The amount of income taxes we pay is subject to ongoing audits by federal, state and foreign tax authorities, which may result in
proposed assessments. Our estimate of the potential outcome for any uncertain tax issue is highly judgmental. We assess our income
tax positions and record tax benefits for all years subject to examination based upon our evaluation of the facts, circumstances and
information available at the reporting date. For those tax positions for which it is more likely than not that a tax benefit will be
sustained, we record the largest amount of tax benefit with a greater than 50% likelihood of being realized upon settlement with a
taxing authority that has full knowledge of all relevant information. Interest and penalties are accrued, where applicable. We
recognize net tax-related interest and penalties for continuing operations in income tax expense. If we do not believe that it is more
likely than not that a tax benefit will be sustained, no tax benefit is recognized. However, our future results may include favorable or
unfavorable adjustments to our estimated tax liabilities due to closure of income tax examinations, new regulatory or judicial
pronouncements, or other relevant events. As a result, our effective tax rate may fluctuate significantly on a quarterly and annual
basis.
Item 7A. Quantitative and Qualitative Disclosures about Market Risk
Interest Rate Risks
Our financial results are affected by changes in the U.S. and foreign interest rates. As part of managing this risk, we seek to achieve a
prudent balance between floating- and fixed-rate exposures. We continually monitor our mix of these exposures and adjust the mix, as
necessary.
Our Finance group limits its risk to changes in interest rates with its strategy of matching floating-rate assets with floating-rate
liabilities.

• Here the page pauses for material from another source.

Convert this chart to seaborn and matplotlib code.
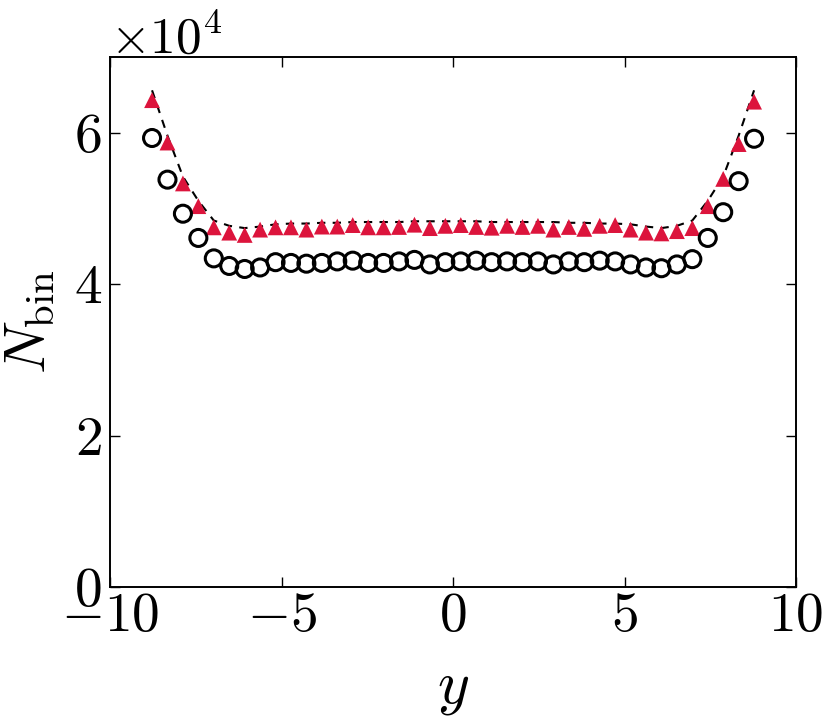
import matplotlib
matplotlib.use("Agg")
import matplotlib.pyplot as plt
import seaborn as sns
import pandas as pd
from matplotlib.ticker import ScalarFormatter

# bin centres
y_centres = [-8.775, -8.325, -7.875, -7.425, -6.975, -6.525, -6.075, -5.625,
             -5.175, -4.725, -4.275, -3.825, -3.375, -2.925, -2.475, -2.025,
             -1.575, -1.125, -0.675, -0.225, 0.225, 0.675, 1.125, 1.575,
             2.025, 2.475, 2.925, 3.375, 3.825, 4.275, 4.725, 5.175,
             5.625, 6.075, 6.525, 6.975, 7.425, 7.875, 8.325, 8.775]

# open circles
n_circles = [59300, 53800, 49300, 46100, 43400, 42400, 42000, 42200,
             42900, 42800, 42700, 42800, 43000, 43100, 42800, 42800,
             43000, 43200, 42600, 42900, 43000, 43100, 42900, 43000,
             42900, 43000, 42600, 43000, 42900, 43100, 43000, 42600,
             42200, 42100, 42600, 43300, 46100, 49500, 53600, 59200]

# red triangles
n_triangles = [64300, 58700, 53300, 50300, 47500, 46800, 46500, 47200,
               47500, 47500, 47200, 47600, 47600, 47800, 47500, 47500,
               47550, 47850, 47400, 47700, 47800, 47550, 47450, 47700,
               47550, 47700, 47200, 47550, 47300, 47700, 47800, 47200,
               46800, 46700, 47000, 47400, 50300, 53900, 58500, 64100]

# dashed curve
n_dashed = [65600, 59600, 54200, 51000, 48400, 47700, 47400, 47600,
            47900, 48000, 48000, 48100, 48100, 48200, 48200, 48200,
            48200, 48300, 48300, 48300, 48300, 48300, 48200, 48200,
            48200, 48200, 48200, 48100, 48100, 48000, 48000, 47900,
            47600, 47400, 47700, 48400, 51000, 54200, 59600, 65600]

df = pd.DataFrame({"y": y_centres, "circ": n_circles,
                   "tri": n_triangles, "dash": n_dashed})

sns.set_style("ticks")
plt.rcParams["mathtext.fontset"] = "cm"
plt.rcParams["font.family"] = ["serif"]
plt.rcParams["font.serif"] = ["cmr10", "DejaVu Serif"]
plt.rcParams["axes.formatter.use_mathtext"] = True
plt.rcParams["axes.unicode_minus"] = True
plt.rcParams["text.color"] = "black"
plt.rcParams["xtick.color"] = "black"
plt.rcParams["ytick.color"] = "black"
plt.rcParams["axes.labelcolor"] = "black"
plt.rcParams["axes.edgecolor"] = "black"

fig = plt.figure(figsize=(8.31, 7.26), dpi=100)
ax = fig.add_axes([0.1324, 0.1915, 0.958 - 0.1324, 0.9215 - 0.1915])

sns.lineplot(data=df, x="y", y="dash", ax=ax, color="black",
             linestyle=(0, (4, 3.5)), linewidth=1.5, legend=False)
sns.scatterplot(data=df, x="y", y="tri", ax=ax, marker="^", s=130,
                color="#DC143C", edgecolor="none", legend=False, zorder=3)
sns.scatterplot(data=df, x="y", y="circ", ax=ax, marker="o", s=150,
                facecolor="none", edgecolor="black", linewidth=2.2,
                legend=False, zorder=4)

ax.set_xlim(-10, 10)
ax.set_ylim(0, 70000)
ax.set_xticks([-10, -5, 0, 5, 10])
ax.set_yticks([0, 20000, 40000, 60000])
fmt = ScalarFormatter(useMathText=True)
fmt.set_powerlimits((0, 0))
ax.yaxis.set_major_formatter(fmt)
ax.xaxis.set_major_formatter(ScalarFormatter(useMathText=True))

ax.tick_params(direction="in", length=7, width=1, labelsize=40,
               top=True, right=True)
ax.tick_params(axis="x", pad=4)
ax.tick_params(axis="y", pad=6)
ax.yaxis.get_offset_text().set_fontsize(37)
for s in ax.spines.values():
    s.set_linewidth(1.4)

ax.set_xlabel(r"$y$", fontsize=44, labelpad=14)
ax.set_ylabel(r"$N_{\mathrm{bin}}$", fontsize=42, labelpad=12)

fig.savefig("out.png", dpi=100)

This strategy includes the use of interest rate exchange agreements. At January 1, 2011, floating-rate liabilities in excess of
floating-rate assets were $591 million, after considering interest rate exchange agreements and the treatment of $640 million of
floating-rate loans with index-rate floors as fixed-rate loans. These loans have index rates that are, on average, 198 basis points above
the applicable index rate (predominately the Prime rate). The Finance group has benefited from interest rate floor agreements in the
recent low-rate environment; however, in a rising rate environment, this benefit will dissipate until the Prime rate exceeds the floor
rates embedded in these agreements. The net effect of interest rate exchange agreements designated as hedges of debt decreased
interest expense for our Finance group by $28 million, $56 million and $25 million in 2010, 2009 and 2008, respectively.